Data extracted from a collection —
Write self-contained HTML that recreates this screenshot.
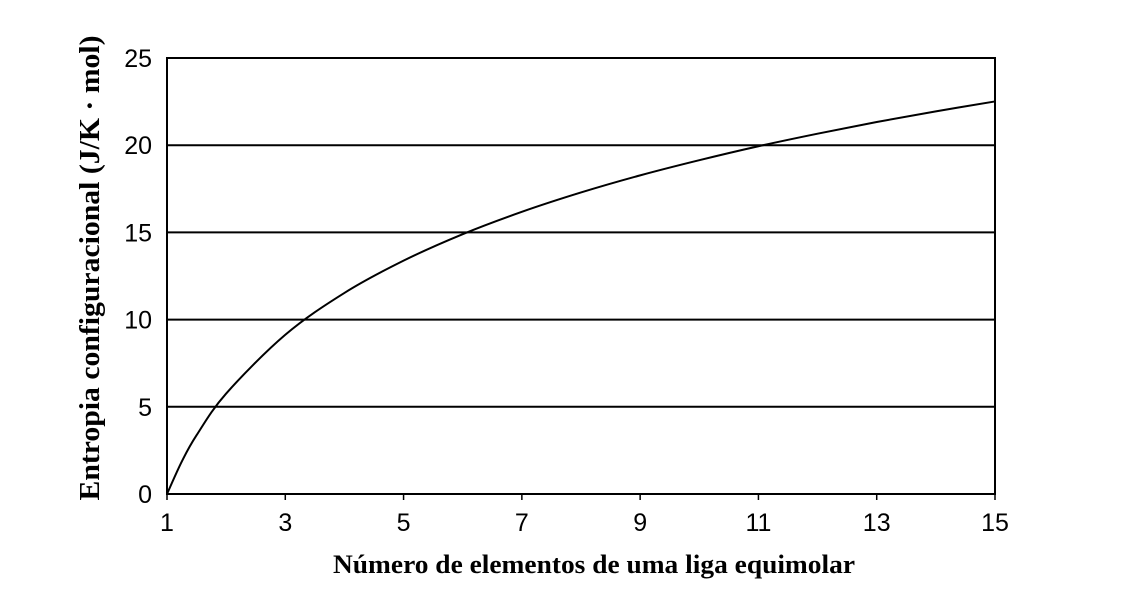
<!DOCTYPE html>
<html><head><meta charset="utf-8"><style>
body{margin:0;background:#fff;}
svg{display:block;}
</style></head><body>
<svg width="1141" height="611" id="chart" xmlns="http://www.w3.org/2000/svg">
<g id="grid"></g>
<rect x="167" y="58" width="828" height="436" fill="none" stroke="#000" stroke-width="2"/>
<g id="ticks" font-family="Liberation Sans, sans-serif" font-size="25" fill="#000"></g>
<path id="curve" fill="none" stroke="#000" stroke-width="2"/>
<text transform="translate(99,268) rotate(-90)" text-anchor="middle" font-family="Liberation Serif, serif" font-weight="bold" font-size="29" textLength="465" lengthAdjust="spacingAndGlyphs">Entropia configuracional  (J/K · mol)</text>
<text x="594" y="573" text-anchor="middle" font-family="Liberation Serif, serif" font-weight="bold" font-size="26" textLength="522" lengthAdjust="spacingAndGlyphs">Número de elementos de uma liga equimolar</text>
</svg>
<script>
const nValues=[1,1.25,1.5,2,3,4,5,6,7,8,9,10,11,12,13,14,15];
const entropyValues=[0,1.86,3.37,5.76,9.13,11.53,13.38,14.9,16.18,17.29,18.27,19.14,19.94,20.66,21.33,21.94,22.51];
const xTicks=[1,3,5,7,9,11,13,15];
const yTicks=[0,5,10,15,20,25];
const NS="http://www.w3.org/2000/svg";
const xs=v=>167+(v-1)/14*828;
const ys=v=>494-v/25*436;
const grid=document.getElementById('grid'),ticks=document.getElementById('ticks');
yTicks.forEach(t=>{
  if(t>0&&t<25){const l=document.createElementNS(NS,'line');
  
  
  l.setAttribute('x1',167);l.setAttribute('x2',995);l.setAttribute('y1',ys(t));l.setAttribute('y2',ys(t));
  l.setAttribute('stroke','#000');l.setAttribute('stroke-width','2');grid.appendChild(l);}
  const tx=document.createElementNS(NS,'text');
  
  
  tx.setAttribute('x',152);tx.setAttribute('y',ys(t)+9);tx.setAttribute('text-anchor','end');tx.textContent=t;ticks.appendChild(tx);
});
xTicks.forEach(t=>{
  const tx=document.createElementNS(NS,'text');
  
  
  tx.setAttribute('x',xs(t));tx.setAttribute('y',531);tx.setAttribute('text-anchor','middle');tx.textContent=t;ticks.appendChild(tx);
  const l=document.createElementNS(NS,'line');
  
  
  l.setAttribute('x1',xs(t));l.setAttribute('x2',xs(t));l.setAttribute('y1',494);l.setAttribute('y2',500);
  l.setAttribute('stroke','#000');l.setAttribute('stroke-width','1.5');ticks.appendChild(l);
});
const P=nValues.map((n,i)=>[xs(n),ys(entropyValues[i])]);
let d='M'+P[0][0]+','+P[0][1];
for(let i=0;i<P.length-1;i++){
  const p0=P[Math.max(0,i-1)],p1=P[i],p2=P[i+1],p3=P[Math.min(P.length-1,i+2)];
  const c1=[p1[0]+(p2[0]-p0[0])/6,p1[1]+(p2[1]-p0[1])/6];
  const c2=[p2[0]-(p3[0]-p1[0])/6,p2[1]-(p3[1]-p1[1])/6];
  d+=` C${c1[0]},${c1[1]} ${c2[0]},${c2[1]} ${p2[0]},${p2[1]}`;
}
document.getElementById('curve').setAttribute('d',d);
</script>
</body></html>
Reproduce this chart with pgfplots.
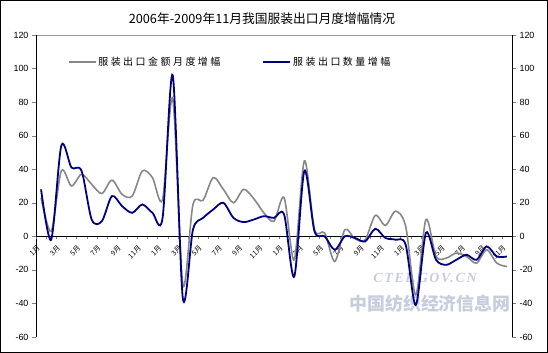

What the exercise asks — Leave out all pictures, then copy the remaining material exactly.

Full response —
Write self-contained HTML that recreates this screenshot.
<!DOCTYPE html>
<html><head><meta charset="utf-8"><style>
body{margin:0;background:#fff;}
svg{display:block;}
</style></head><body>
<svg width="1141" height="611" id="chart" xmlns="http://www.w3.org/2000/svg">
<g id="grid"></g>
<rect x="167" y="58" width="828" height="436" fill="none" stroke="#000" stroke-width="2"/>
<g id="ticks" font-family="Liberation Sans, sans-serif" font-size="25" fill="#000"></g>
<path id="curve" fill="none" stroke="#000" stroke-width="2"/>
<text transform="translate(99,268) rotate(-90)" text-anchor="middle" font-family="Liberation Serif, serif" font-weight="bold" font-size="29" textLength="465" lengthAdjust="spacingAndGlyphs">Entropia configuracional  (J/K · mol)</text>
<text x="594" y="573" text-anchor="middle" font-family="Liberation Serif, serif" font-weight="bold" font-size="26" textLength="522" lengthAdjust="spacingAndGlyphs">Número de elementos de uma liga equimolar</text>
</svg>
<script>
const nValues=[1,1.25,1.5,2,3,4,5,6,7,8,9,10,11,12,13,14,15];
const entropyValues=[0,1.86,3.37,5.76,9.13,11.53,13.38,14.9,16.18,17.29,18.27,19.14,19.94,20.66,21.33,21.94,22.51];
const xTicks=[1,3,5,7,9,11,13,15];
const yTicks=[0,5,10,15,20,25];
const NS="http://www.w3.org/2000/svg";
const xs=v=>167+(v-1)/14*828;
const ys=v=>494-v/25*436;
const grid=document.getElementById('grid'),ticks=document.getElementById('ticks');
yTicks.forEach(t=>{
  if(t>0&&t<25){const l=document.createElementNS(NS,'line');
  
  
  l.setAttribute('x1',167);l.setAttribute('x2',995);l.setAttribute('y1',ys(t));l.setAttribute('y2',ys(t));
  l.setAttribute('stroke','#000');l.setAttribute('stroke-width','2');grid.appendChild(l);}
  const tx=document.createElementNS(NS,'text');
  
  
  tx.setAttribute('x',152);tx.setAttribute('y',ys(t)+9);tx.setAttribute('text-anchor','end');tx.textContent=t;ticks.appendChild(tx);
});
xTicks.forEach(t=>{
  const tx=document.createElementNS(NS,'text');
  
  
  tx.setAttribute('x',xs(t));tx.setAttribute('y',531);tx.setAttribute('text-anchor','middle');tx.textContent=t;ticks.appendChild(tx);
  const l=document.createElementNS(NS,'line');
  
  
  l.setAttribute('x1',xs(t));l.setAttribute('x2',xs(t));l.setAttribute('y1',494);l.setAttribute('y2',500);
  l.setAttribute('stroke','#000');l.setAttribute('stroke-width','1.5');ticks.appendChild(l);
});
const P=nValues.map((n,i)=>[xs(n),ys(entropyValues[i])]);
let d='M'+P[0][0]+','+P[0][1];
for(let i=0;i<P.length-1;i++){
  const p0=P[Math.max(0,i-1)],p1=P[i],p2=P[i+1],p3=P[Math.min(P.length-1,i+2)];
  const c1=[p1[0]+(p2[0]-p0[0])/6,p1[1]+(p2[1]-p0[1])/6];
  const c2=[p2[0]-(p3[0]-p1[0])/6,p2[1]-(p3[1]-p1[1])/6];
  d+=` C${c1[0]},${c1[1]} ${c2[0]},${c2[1]} ${p2[0]},${p2[1]}`;
}
document.getElementById('curve').setAttribute('d',d);
</script>
</body></html>
Reproduce this chart with pgfplots.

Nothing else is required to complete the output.